> **Task**:
Nothing in the data should change when you return it, but leave the pictures out.

> **Dataset excerpt**:
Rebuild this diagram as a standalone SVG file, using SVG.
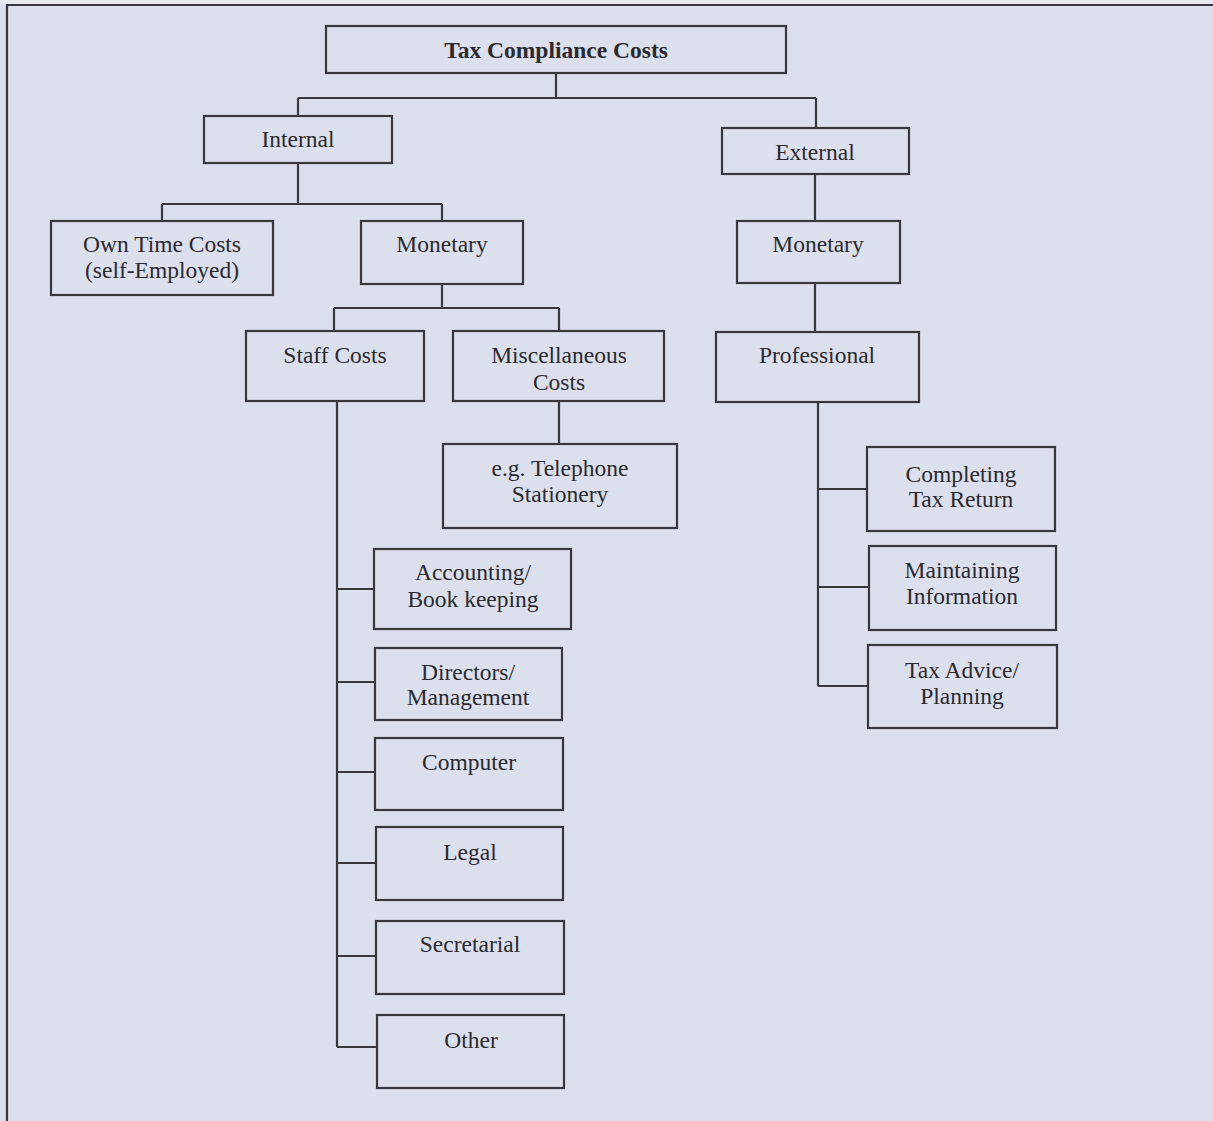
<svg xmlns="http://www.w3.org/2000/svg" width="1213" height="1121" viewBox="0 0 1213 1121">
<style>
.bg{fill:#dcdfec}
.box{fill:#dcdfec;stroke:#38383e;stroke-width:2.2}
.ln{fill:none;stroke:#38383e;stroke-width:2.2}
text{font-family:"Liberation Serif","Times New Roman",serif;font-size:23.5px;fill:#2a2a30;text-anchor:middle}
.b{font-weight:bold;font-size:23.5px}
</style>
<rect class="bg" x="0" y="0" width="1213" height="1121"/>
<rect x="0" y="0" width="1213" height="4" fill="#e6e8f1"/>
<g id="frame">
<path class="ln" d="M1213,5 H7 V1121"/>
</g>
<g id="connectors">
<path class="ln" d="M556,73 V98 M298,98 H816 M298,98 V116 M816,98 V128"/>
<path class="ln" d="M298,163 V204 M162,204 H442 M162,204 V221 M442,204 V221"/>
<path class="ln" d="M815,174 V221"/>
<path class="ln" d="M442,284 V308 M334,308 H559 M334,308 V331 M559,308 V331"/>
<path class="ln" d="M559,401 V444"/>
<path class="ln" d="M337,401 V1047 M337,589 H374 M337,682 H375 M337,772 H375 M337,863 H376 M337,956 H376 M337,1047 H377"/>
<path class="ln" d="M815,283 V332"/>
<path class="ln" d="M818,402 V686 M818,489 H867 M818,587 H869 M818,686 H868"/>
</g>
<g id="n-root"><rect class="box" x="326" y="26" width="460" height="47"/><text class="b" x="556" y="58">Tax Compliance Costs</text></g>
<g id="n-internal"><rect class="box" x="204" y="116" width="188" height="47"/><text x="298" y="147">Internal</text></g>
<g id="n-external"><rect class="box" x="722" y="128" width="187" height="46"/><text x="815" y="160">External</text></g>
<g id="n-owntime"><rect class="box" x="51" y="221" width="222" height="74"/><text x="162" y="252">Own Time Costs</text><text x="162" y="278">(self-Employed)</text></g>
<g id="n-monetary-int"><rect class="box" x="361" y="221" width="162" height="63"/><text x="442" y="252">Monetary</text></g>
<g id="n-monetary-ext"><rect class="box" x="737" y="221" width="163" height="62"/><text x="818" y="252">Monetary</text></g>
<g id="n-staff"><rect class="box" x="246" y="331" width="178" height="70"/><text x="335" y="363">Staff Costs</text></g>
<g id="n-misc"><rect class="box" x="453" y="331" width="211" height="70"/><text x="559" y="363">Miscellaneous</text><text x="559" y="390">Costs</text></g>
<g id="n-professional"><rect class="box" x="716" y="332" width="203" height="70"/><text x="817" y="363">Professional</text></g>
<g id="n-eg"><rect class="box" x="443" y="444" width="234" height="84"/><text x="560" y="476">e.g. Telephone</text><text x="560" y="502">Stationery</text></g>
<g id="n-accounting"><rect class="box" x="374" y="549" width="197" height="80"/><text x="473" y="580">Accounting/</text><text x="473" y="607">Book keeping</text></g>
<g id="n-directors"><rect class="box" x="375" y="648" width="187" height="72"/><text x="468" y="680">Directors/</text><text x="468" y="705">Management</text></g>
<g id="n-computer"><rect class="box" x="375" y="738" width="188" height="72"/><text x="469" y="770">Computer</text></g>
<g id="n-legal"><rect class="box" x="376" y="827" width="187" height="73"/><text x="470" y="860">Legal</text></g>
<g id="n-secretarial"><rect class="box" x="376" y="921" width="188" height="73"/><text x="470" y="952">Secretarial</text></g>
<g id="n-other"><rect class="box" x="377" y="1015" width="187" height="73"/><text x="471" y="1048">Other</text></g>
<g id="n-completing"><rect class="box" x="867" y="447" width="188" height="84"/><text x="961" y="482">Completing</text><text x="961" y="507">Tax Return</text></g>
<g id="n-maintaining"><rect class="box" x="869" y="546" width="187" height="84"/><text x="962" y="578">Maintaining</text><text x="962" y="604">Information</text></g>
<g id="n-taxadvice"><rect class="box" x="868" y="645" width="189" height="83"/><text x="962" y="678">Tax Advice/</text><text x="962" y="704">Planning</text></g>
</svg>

> **Full answer**:
Rebuild this diagram as a standalone SVG file, using SVG.
<svg xmlns="http://www.w3.org/2000/svg" width="1213" height="1121" viewBox="0 0 1213 1121">
<style>
.bg{fill:#dcdfec}
.box{fill:#dcdfec;stroke:#38383e;stroke-width:2.2}
.ln{fill:none;stroke:#38383e;stroke-width:2.2}
text{font-family:"Liberation Serif","Times New Roman",serif;font-size:23.5px;fill:#2a2a30;text-anchor:middle}
.b{font-weight:bold;font-size:23.5px}
</style>
<rect class="bg" x="0" y="0" width="1213" height="1121"/>
<rect x="0" y="0" width="1213" height="4" fill="#e6e8f1"/>
<g id="frame">
<path class="ln" d="M1213,5 H7 V1121"/>
</g>
<g id="connectors">
<path class="ln" d="M556,73 V98 M298,98 H816 M298,98 V116 M816,98 V128"/>
<path class="ln" d="M298,163 V204 M162,204 H442 M162,204 V221 M442,204 V221"/>
<path class="ln" d="M815,174 V221"/>
<path class="ln" d="M442,284 V308 M334,308 H559 M334,308 V331 M559,308 V331"/>
<path class="ln" d="M559,401 V444"/>
<path class="ln" d="M337,401 V1047 M337,589 H374 M337,682 H375 M337,772 H375 M337,863 H376 M337,956 H376 M337,1047 H377"/>
<path class="ln" d="M815,283 V332"/>
<path class="ln" d="M818,402 V686 M818,489 H867 M818,587 H869 M818,686 H868"/>
</g>
<g id="n-root"><rect class="box" x="326" y="26" width="460" height="47"/><text class="b" x="556" y="58">Tax Compliance Costs</text></g>
<g id="n-internal"><rect class="box" x="204" y="116" width="188" height="47"/><text x="298" y="147">Internal</text></g>
<g id="n-external"><rect class="box" x="722" y="128" width="187" height="46"/><text x="815" y="160">External</text></g>
<g id="n-owntime"><rect class="box" x="51" y="221" width="222" height="74"/><text x="162" y="252">Own Time Costs</text><text x="162" y="278">(self-Employed)</text></g>
<g id="n-monetary-int"><rect class="box" x="361" y="221" width="162" height="63"/><text x="442" y="252">Monetary</text></g>
<g id="n-monetary-ext"><rect class="box" x="737" y="221" width="163" height="62"/><text x="818" y="252">Monetary</text></g>
<g id="n-staff"><rect class="box" x="246" y="331" width="178" height="70"/><text x="335" y="363">Staff Costs</text></g>
<g id="n-misc"><rect class="box" x="453" y="331" width="211" height="70"/><text x="559" y="363">Miscellaneous</text><text x="559" y="390">Costs</text></g>
<g id="n-professional"><rect class="box" x="716" y="332" width="203" height="70"/><text x="817" y="363">Professional</text></g>
<g id="n-eg"><rect class="box" x="443" y="444" width="234" height="84"/><text x="560" y="476">e.g. Telephone</text><text x="560" y="502">Stationery</text></g>
<g id="n-accounting"><rect class="box" x="374" y="549" width="197" height="80"/><text x="473" y="580">Accounting/</text><text x="473" y="607">Book keeping</text></g>
<g id="n-directors"><rect class="box" x="375" y="648" width="187" height="72"/><text x="468" y="680">Directors/</text><text x="468" y="705">Management</text></g>
<g id="n-computer"><rect class="box" x="375" y="738" width="188" height="72"/><text x="469" y="770">Computer</text></g>
<g id="n-legal"><rect class="box" x="376" y="827" width="187" height="73"/><text x="470" y="860">Legal</text></g>
<g id="n-secretarial"><rect class="box" x="376" y="921" width="188" height="73"/><text x="470" y="952">Secretarial</text></g>
<g id="n-other"><rect class="box" x="377" y="1015" width="187" height="73"/><text x="471" y="1048">Other</text></g>
<g id="n-completing"><rect class="box" x="867" y="447" width="188" height="84"/><text x="961" y="482">Completing</text><text x="961" y="507">Tax Return</text></g>
<g id="n-maintaining"><rect class="box" x="869" y="546" width="187" height="84"/><text x="962" y="578">Maintaining</text><text x="962" y="604">Information</text></g>
<g id="n-taxadvice"><rect class="box" x="868" y="645" width="189" height="83"/><text x="962" y="678">Tax Advice/</text><text x="962" y="704">Planning</text></g>
</svg>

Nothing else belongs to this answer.